必要なサンプリング・レートを選択したら、アクイジション・バッファのサイズを秒数で選択します。この選択は、画面上に表示するデータとメモリ内に保持するデータの量を決定します。ボードからのデータの収集を開始するには、[Start Sampling]をクリックします。19.99 SPS 以下のデータ・レートでは、ローリング・ウィンドウのように表示が連続的に更新されます。19.99 SPS を超える出力データ・レートでは、チャートの更新レートはアクイジション・ウィンドウの時間と同じになります。画面下にあるステータス・バーには、次の更新までの残り時間がカウントダウン形式で表示されます。
[Continuous]アクイジションでは、システムは[Stop Sampling]がクリックされるまでデータ・アクイジションを続けます。[Single]アクイジションでは、[Buffer Size]で指定されたバッファ・サイズに達した時点でデータ・アクイジションが停止します。
[Start Sampling]ボタンの上には、信号の DC 値や標準偏差などの時間領域情報が、各種インジケータによって表示されます。DC 入力の測定時には、標準偏差は信号の RMS ノイズに等しくなります。
[Sampled Data]タブの下側セクションには、システムの周波数領域データが表示されます。右側にあるコントロールは、周波数領域チャートの構成を、パワー・スペクトラムまたはパワー・スペクトラム密度として設定します。また、ウィンドウ・タイプの設定、平均計算のイネーブル、実行する平均の回数設定などを行うこともできます。パワー・スペクトラム・プロットを表示する時は、Y 軸スケーリング・コントロールを使ってY 軸の単位(フルスケールの dB または線形単位)を設定します。
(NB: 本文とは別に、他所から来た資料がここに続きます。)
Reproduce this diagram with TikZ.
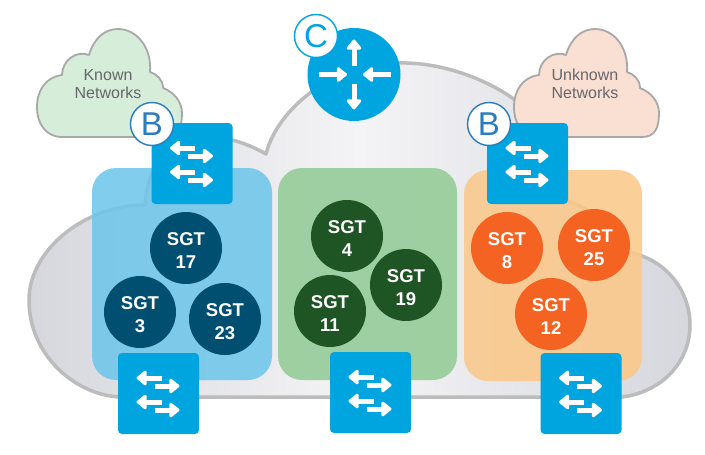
\documentclass[tikz,border=0pt]{standalone}
\usepackage{fontspec}
\setmainfont{Liberation Sans}
\usetikzlibrary{arrows.meta}
\definecolor{netblue}{HTML}{00A5E0}
\definecolor{cloudline}{HTML}{BCBCBC}
\definecolor{smallline}{HTML}{A8A8A8}
\definecolor{blueteam}{HTML}{004F70}
\definecolor{greenteam}{HTML}{1F5424}
\definecolor{orangeteam}{HTML}{F46321}
\definecolor{labelgray}{HTML}{67676B}
\definecolor{bluepanel}{HTML}{6FC6EA}
\definecolor{greenpanel}{HTML}{93CB97}
\definecolor{orangepanel}{HTML}{FBC88A}
\definecolor{cloudmid}{HTML}{F4F4F6}
\definecolor{cloudedge}{HTML}{D6D7DD}
\definecolor{knowncloud}{HTML}{D5EDD9}
\definecolor{unknowncloud}{HTML}{FADFD3}
\definecolor{bbadge}{HTML}{2A7CBC}
\tikzset{
  x=1pt,y=-1pt,
  bigcloud/.style={draw=cloudline,line width=3.5pt,line join=round,left color=cloudedge,right color=cloudedge,middle color=cloudmid},
  smallcloud/.style={draw=smallline,line width=1.8pt,line join=round},
  panel/.style={rounded corners=24pt,opacity=.88},
  teamtext/.style={text=white,font=\fontsize{18.5}{23}\selectfont\bfseries,align=center},
  switchbox/.style={fill=netblue,rounded corners=4pt,minimum width=81pt,minimum height=81pt,inner sep=0pt},
  whitearrow/.style={draw=white,line width=5pt,-{Triangle[length=11pt,width=17pt,round]}},
  cloudtext/.style={text=labelgray,font=\fontsize{16}{18}\selectfont,align=center},
  badge/.style={circle,fill=white,draw=#1,text=#1,line width=1.4pt,minimum size=43pt,inner sep=0pt,font=\fontsize{33}{33}\selectfont}
}
\newcommand{\cloudpath}{
  (62,137) .. controls (46,137) and (37,124) .. (37,107)
  .. controls (37,90) and (46,77) .. (62,75)
  .. controls (62,60) and (77,50) .. (89,55)
  .. controls (94,38) and (105,29) .. (118,29)
  .. controls (137,29) and (152,48) .. (150,72)
  .. controls (157,74) and (163,80) .. (163,88)
  .. controls (174,92) and (182,102) .. (182,113)
  .. controls (182,128) and (178,137) .. (165,137) -- cycle}
\newcommand{\switchicon}[3]{%
  \node[switchbox] (#1) at (#2,#3) {};
  \draw[whitearrow] (#1.center) ++(3,-15.5) -- ++(-25,0);
  \draw[whitearrow] (#1.center) ++(-4,-7.5) -- ++(25,0);
  \draw[whitearrow] (#1.center) ++(3,8.5) -- ++(-25,0);
  \draw[whitearrow] (#1.center) ++(-4,16.5) -- ++(25,0);
}
\newcommand{\teamdot}[5]{%
  \node[circle,minimum size=72pt,inner sep=0pt,fill=#2] (#1) at (#3,#4) {};
  \node[teamtext] (#1t) at ([yshift=-2.5pt]#1.center) {SGT\\#5};
}
\begin{document}
\begin{tikzpicture}
\useasboundingbox (0,0) rectangle (705,455);
% main cloud
\path[bigcloud] (120,397) -- (622,397)
  .. controls (662,392) and (690,362) .. (690,325)
  .. controls (690,290) and (665,258) .. (627,252)
  .. controls (615,228) and (590,205) .. (556,198)
  .. controls (555,150) and (530,115) .. (515,100)
  .. controls (485,78) and (440,62) .. (399,63)
  .. controls (360,60) and (330,72) .. (310,93)
  .. controls (290,108) and (272,130) .. (266,154)
  .. controls (250,145) and (240,142) .. (225,138)
  .. controls (195,130) and (150,140) .. (145,205)
  .. controls (85,205) and (29,250) .. (29,300)
  .. controls (29,355) and (75,395) .. (120,397) -- cycle;
% panels
\fill[panel,fill=bluepanel] (92,168) rectangle (272,380);
\fill[panel,fill=greenpanel] (278,168) rectangle (457,380);
\fill[panel,fill=orangepanel] (464,170) rectangle (642,381);
% outer clouds
\path[smallcloud,fill=knowncloud] \cloudpath;
\begin{scope}[xshift=477pt]
\path[smallcloud,fill=unknowncloud] \cloudpath;
\end{scope}
\node[cloudtext] (known) at (108,84) {Known\\Networks};
\node[cloudtext] (unknown) at (585,84) {Unknown\\Networks};
% router
\node[circle,fill=netblue,minimum size=93pt,inner sep=0pt] (router) at (354,74.5) {};
\draw[whitearrow] (router.center) ++(-35,0) -- ++(28,0);
\draw[whitearrow] (router.center) ++(37,0) -- ++(-28,0);
\draw[whitearrow] (router.center) ++(0,-9) -- ++(0,-26);
\draw[whitearrow] (router.center) ++(0,9) -- ++(0,26);
% switches
\switchicon{swa}{192}{163.5}
\switchicon{swb}{527.5}{163.5}
\switchicon{swc}{158.5}{393.5}
\switchicon{swd}{370.5}{392.5}
\switchicon{swe}{581}{393.5}
% groups
\teamdot{s17}{blueteam}{186}{248}{17}
\teamdot{s3}{blueteam}{140}{312}{3}
\teamdot{s23}{blueteam}{225}{319}{23}
\teamdot{s4}{greenteam}{347}{236}{4}
\teamdot{s19}{greenteam}{406}{285}{19}
\teamdot{s11}{greenteam}{330}{311}{11}
\teamdot{s8}{orangeteam}{507}{248}{8}
\teamdot{s25}{orangeteam}{594}{245}{25}
\teamdot{s12}{orangeteam}{551}{314}{12}
% badges
\node[badge=bbadge] (bl) at (152,124) {B};
\node[badge=bbadge] (br) at (489,124) {B};
\node[badge=netblue] (cb) at (316,36) {C};
\end{tikzpicture}
\end{document}
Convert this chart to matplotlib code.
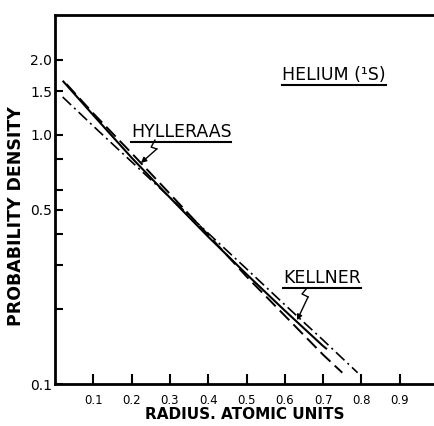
import matplotlib
matplotlib.use("Agg")
import matplotlib.pyplot as plt
from matplotlib.lines import Line2D

# values (radius in atomic units, density on log axis)
solid_r = [0.02, 0.1, 0.2, 0.3, 0.4, 0.5, 0.6, 0.7, 0.71]
solid_p = [1.65, 1.20, 0.81, 0.56, 0.39, 0.276, 0.197, 0.142, 0.138]

dashed_r = [0.03, 0.1, 0.2, 0.3, 0.4, 0.5, 0.6, 0.7, 0.75]
dashed_p = [1.60, 1.22, 0.845, 0.58, 0.397, 0.27, 0.188, 0.131, 0.111]

dashdot_r = [0.02, 0.1, 0.2, 0.3, 0.4, 0.5, 0.6, 0.7, 0.79]
dashdot_p = [1.42, 1.085, 0.78, 0.561, 0.403, 0.29, 0.208, 0.150, 0.111]

x_ticks = [0.1, 0.2, 0.3, 0.4, 0.5, 0.6, 0.7, 0.8, 0.9]
x_labels = ["0.1", "0.2", "0.3", "0.4", "0.5", "0.6", "0.7", "0.8", "0.9"]
y_ticks = [0.1, 0.2, 0.3, 0.4, 0.5, 0.6, 0.8, 1.0, 1.5, 2.0]
y_labels = ["0.1", "", "", "", "0.5", "", "", "1.0", "1.5", "2.0"]

fig = plt.figure(figsize=(4.35, 4.26), dpi=100)
ax = fig.add_axes([55 / 435, 42 / 426, 380 / 435, 369 / 426])

ax.plot(solid_r, solid_p, color="black", lw=1.5, solid_capstyle="butt")
ax.plot(dashed_r, dashed_p, color="black", lw=1.4, dashes=(7, 3))
ax.plot(dashdot_r, dashdot_p, color="black", lw=1.2, dashes=(7, 2.5, 1.2, 2.5))

ax.set_yscale("log")
ax.set_xlim(0, 0.992)
ax.set_ylim(0.1, 3.03)
ax.set_xticks(x_ticks)
ax.set_xticklabels(x_labels, fontsize=8.5)
ax.set_yticks(y_ticks)
ax.set_yticklabels(y_labels, fontsize=10)
ax.minorticks_off()
ax.tick_params(axis="x", direction="in", length=7, width=1.5, pad=7)
ax.tick_params(axis="y", direction="in", length=6, width=1.5, pad=2)

ax.spines["right"].set_visible(False)
for s in ["left", "top", "bottom"]:
    ax.spines[s].set_linewidth(2)

fig.text(0.563, 0.026, "RADIUS. ATOMIC UNITS", ha="center", va="center",
         fontsize=11, fontweight="bold")
fig.text(0.037, 0.493, "PROBABILITY DENSITY", ha="center", va="center",
         rotation=90, fontsize=12.5, fontweight="bold")

labels = [
    ax.text(0.734, 0.838, "HELIUM (¹S)", transform=ax.transAxes,
            ha="center", va="center", fontsize=12.5),
    ax.text(0.332, 0.682, "HYLLERAAS", transform=ax.transAxes,
            ha="center", va="center", fontsize=12.5),
    ax.text(0.703, 0.286, "KELLNER", transform=ax.transAxes,
            ha="center", va="center", fontsize=12.5),
]

# squiggly pointers from the labels to the curves
hyl = [(0.263, 0.661), (0.253, 0.642), (0.268, 0.637)]
kel = [(0.663, 0.260), (0.650, 0.244), (0.666, 0.236)]
for pts, tip in [(hyl, (0.226, 0.599)), (kel, (0.637, 0.173))]:
    ax.plot([p[0] for p in pts], [p[1] for p in pts], color="black", lw=1,
            transform=ax.transAxes, clip_on=False)
    ax.annotate("", xy=tip, xytext=pts[-1], xycoords="axes fraction",
                arrowprops=dict(arrowstyle="-|>", lw=1, color="black",
                                mutation_scale=8, shrinkA=0, shrinkB=0))

# underline the labels
fig.canvas.draw()
r = fig.canvas.get_renderer()
inv = fig.transFigure.inverted()
for t in labels:
    bb = t.get_window_extent(r)
    (x0, y0), (x1, _) = inv.transform([(bb.x0, bb.y0), (bb.x1, bb.y1)])
    fig.add_artist(Line2D([x0, x1], [y0 - 0.002, y0 - 0.002], color="black",
                          lw=1.5, transform=fig.transFigure))

plt.savefig("out.png", dpi=100)
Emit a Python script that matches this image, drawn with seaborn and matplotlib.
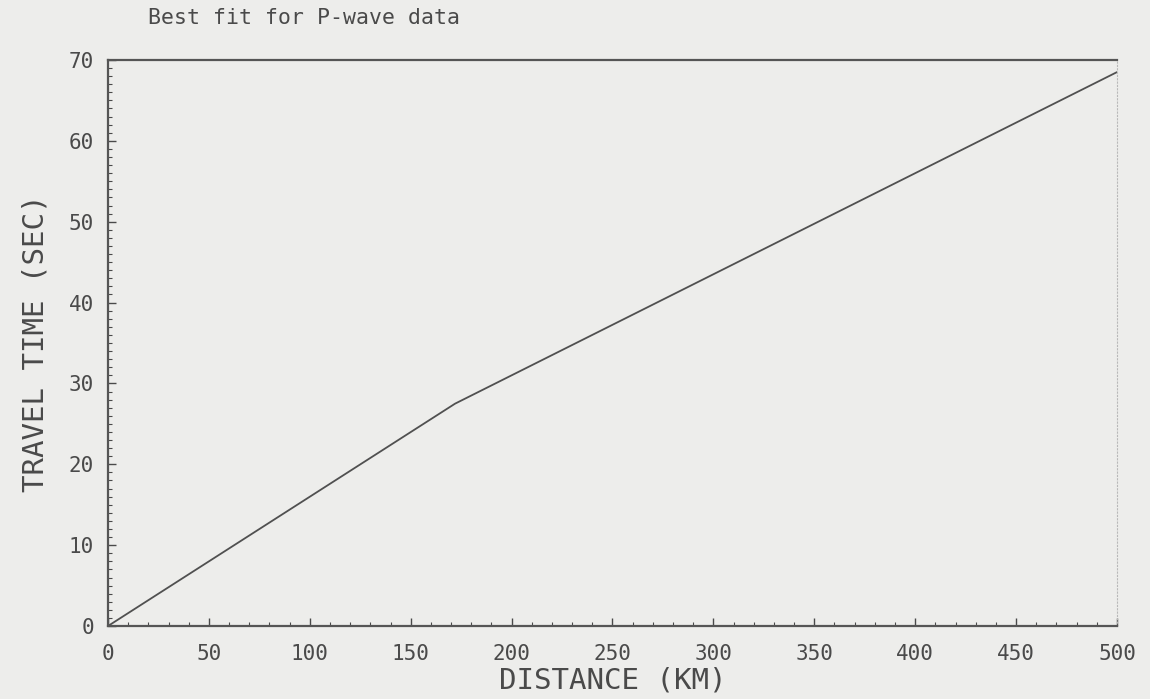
import matplotlib
matplotlib.use("Agg")
import matplotlib.pyplot as plt
import seaborn as sns
import pandas as pd
from matplotlib.ticker import MultipleLocator

distance_km = [0, 172, 500]
travel_time_sec = [0, 27.5, 68.5]
x_ticks = [0, 50, 100, 150, 200, 250, 300, 350, 400, 450, 500]
y_ticks = [0, 10, 20, 30, 40, 50, 60, 70]

sns.set_theme(style="white")
plt.rcParams['font.family'] = ['DejaVu Sans Mono', 'DejaVu Sans']

bg = "#ededeb"
ink = "#4a4a4a"

fig = plt.figure(figsize=(11.5, 6.99), dpi=100, facecolor=bg)
ax = fig.add_axes([0.0939, 0.1044, 0.8774, 0.8098])
ax.set_facecolor(bg)

df = pd.DataFrame({"d": distance_km, "t": travel_time_sec})
sns.lineplot(data=df, x="d", y="t", ax=ax, color="#505050", linewidth=1.3)

ax.set_xlim(0, 500)
ax.set_ylim(0, 70)
ax.set_xticks(x_ticks)
ax.set_yticks(y_ticks)
ax.set_xticklabels([str(v) for v in x_ticks])
ax.set_yticklabels([str(v) for v in y_ticks])
ax.xaxis.set_minor_locator(MultipleLocator(10))
ax.yaxis.set_minor_locator(MultipleLocator(1))
ax.tick_params(axis="both", which="major", direction="in", length=6, width=1,
               color=ink, labelcolor=ink, labelsize=15)
ax.tick_params(axis="x", which="major", pad=13)
ax.tick_params(axis="y", which="major", pad=10)
ax.tick_params(axis="both", which="minor", direction="in", length=3, width=0.8, color=ink)
ax.tick_params(axis="x", bottom=True, which="both")
ax.tick_params(axis="y", left=True, which="both")

for s in ["bottom", "left", "top"]:
    ax.spines[s].set_color("#555555")
    ax.spines[s].set_linewidth(1.6)
ax.spines["right"].set_color("#b8b8b8")
ax.spines["right"].set_linewidth(0.8)
ax.spines["right"].set_linestyle((0, (1, 2)))

ax.set_xlabel("DISTANCE (KM)", fontsize=21, color=ink, labelpad=2)
ax.set_ylabel("TRAVEL TIME (SEC)", fontsize=21, color=ink, labelpad=14)
fig.text(0.129, 0.974, "Best fit for P-wave data", fontsize=15.5, color=ink, ha="left", va="center")

fig.savefig("out.png", dpi=100, facecolor=bg)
[Save Data To CSV File]をクリックすると、現在時間と周波数領域のチャートが 2 つのカンマ区切りファイルに保存されます。
システムのテスト
外部電源を接続して、評価用ソフトウェアを起動します。[Device Manager]ウィンドウにアナログ・デバイセズのシステム開発プラットフォーム・ドライバが表示されれば、ソフトウェアと EVAL-CN0407-SDPZ の通信が可能になります。USB通信が確立された後は、SDP-S ボードを使い、EVAL-CN0407-SDPZ との間でシリアル・データの送受信と収集を行うことができます。
システム・ノイズを測定する場合は、ボードにシールドが取り付けられていることを確認します。入力 SMA コネクタには、何も接続しないでください。また、最大限の性能を得るには、アセンブリ全体を、グラウンドに電気的に接続された金属製ボックスの中に入れます。
[Configuration]タブの[Offset Cancellation]チェックボックスをオンにして、システムが 10 GΩの抵抗で[Current Input]として構成されていることを確認します。さらに[Sampled Data]タブで、ドロップダウン・ボックスから希望のサンプリング・レートを選択し[Start Sampling]をクリックします。10GΩ 抵抗の熱ノイズはシステム・ノイズを支配する可能性があるので、最大限の性能を得るには、受入れ可能な最小限のサンプリング・レートを選択します。例えば図 10 は、0.83 SPS で120 分間サンプリングした場合のシステム・ノイズを示しています。この場合の RMS ノイズは 1.4 fA で、DC 値は -150 aA です。
低リーク・メザニン・ボードとデータ・アクイジション・ボードを含む EVAL-CN0407-SDPZ の写真を図 11 と図 12 に示します。